A court in Benin has ordered that a Nigerian separatist leader being held in the country be moved to prison from police custody.
Sunday Adeyemo, also known as Sunday Igboho, is accused of entering the country illegally and planning to cause trouble but he denied the charges.
He was arrested at a Benin airport last week on Nigeria’s request.
But the Nigerian authorities have been silent since his arrest and have not made a formal extradition request.
Instead, he is now being investigated in Benin for criminal associations there and he made a second court appearance in Cotonou on Monday.
Why was he picked up in Benin?
He was arrested in Benin just over a week ago alongside his wife.

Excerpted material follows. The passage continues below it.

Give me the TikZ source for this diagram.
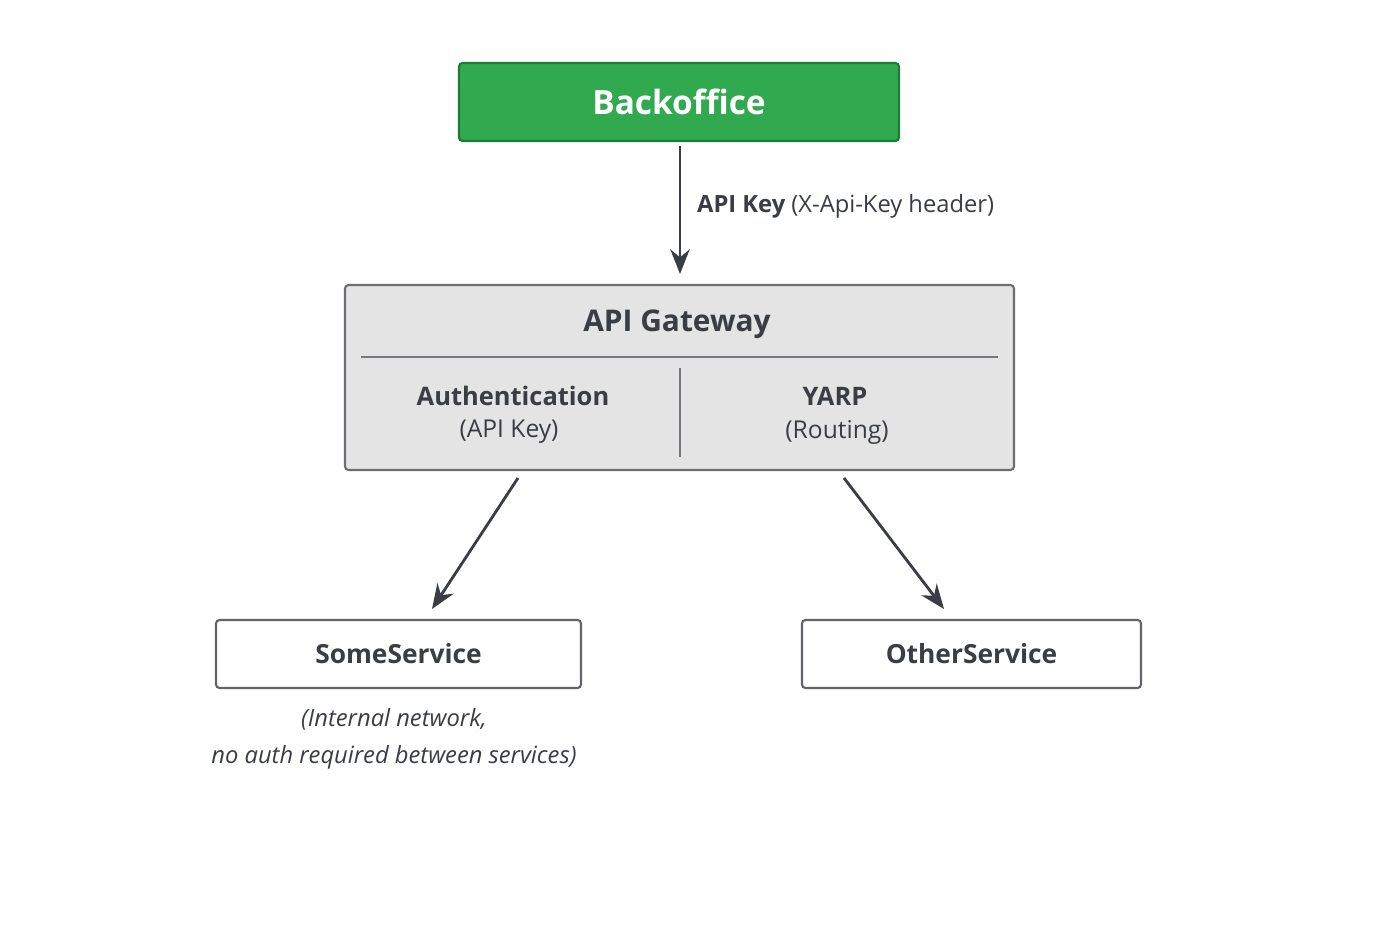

She has now been released.
Reports say they were headed for Germany where his wife is a citizen.
Nigeria accuses Mr Adeyemo of stockpiling weapons, calling for the break-up of the country and inciting ethnic killings.
But his supporters say he is a political prisoner who is being persecuted for defending his Yoruba people who are being attacked by some Fulani herdsmen.
Why did he leave Nigeria?
He fled the country after a raid on his home by Nigeria’s secret police in early July where two of his associates were killed.
Twelve others who were arrested during the raid have not been taken to court.
In recent weeks, Nigeria has been cracking down on separatist activists. In late June, Nnamdi Kanu, who wants a breakaway state of Biafra in the south-east, was detained in Nigeria.
He was arrested in an unnamed foreign country and brought back to Nigeria.
His lawyers allege he was abducted in Kenya where he was tortured but the authorities there have denied the accusations.
Can he be extradited from Benin?
Mr Adeyemo’s legal team say Nigeria was hoping for a repeat of a swift extradition of their client when he was arrested in Cotonou. They say that a private jet was fuelled and ready to fly him across the border.
But unlike in Mr Kanu’s case, the authorities in Benin have got involved.
A 1984 extradition treaty between West African neighbours: Nigeria, Togo, Benin and Ghana, excludes those wanted for political reasons.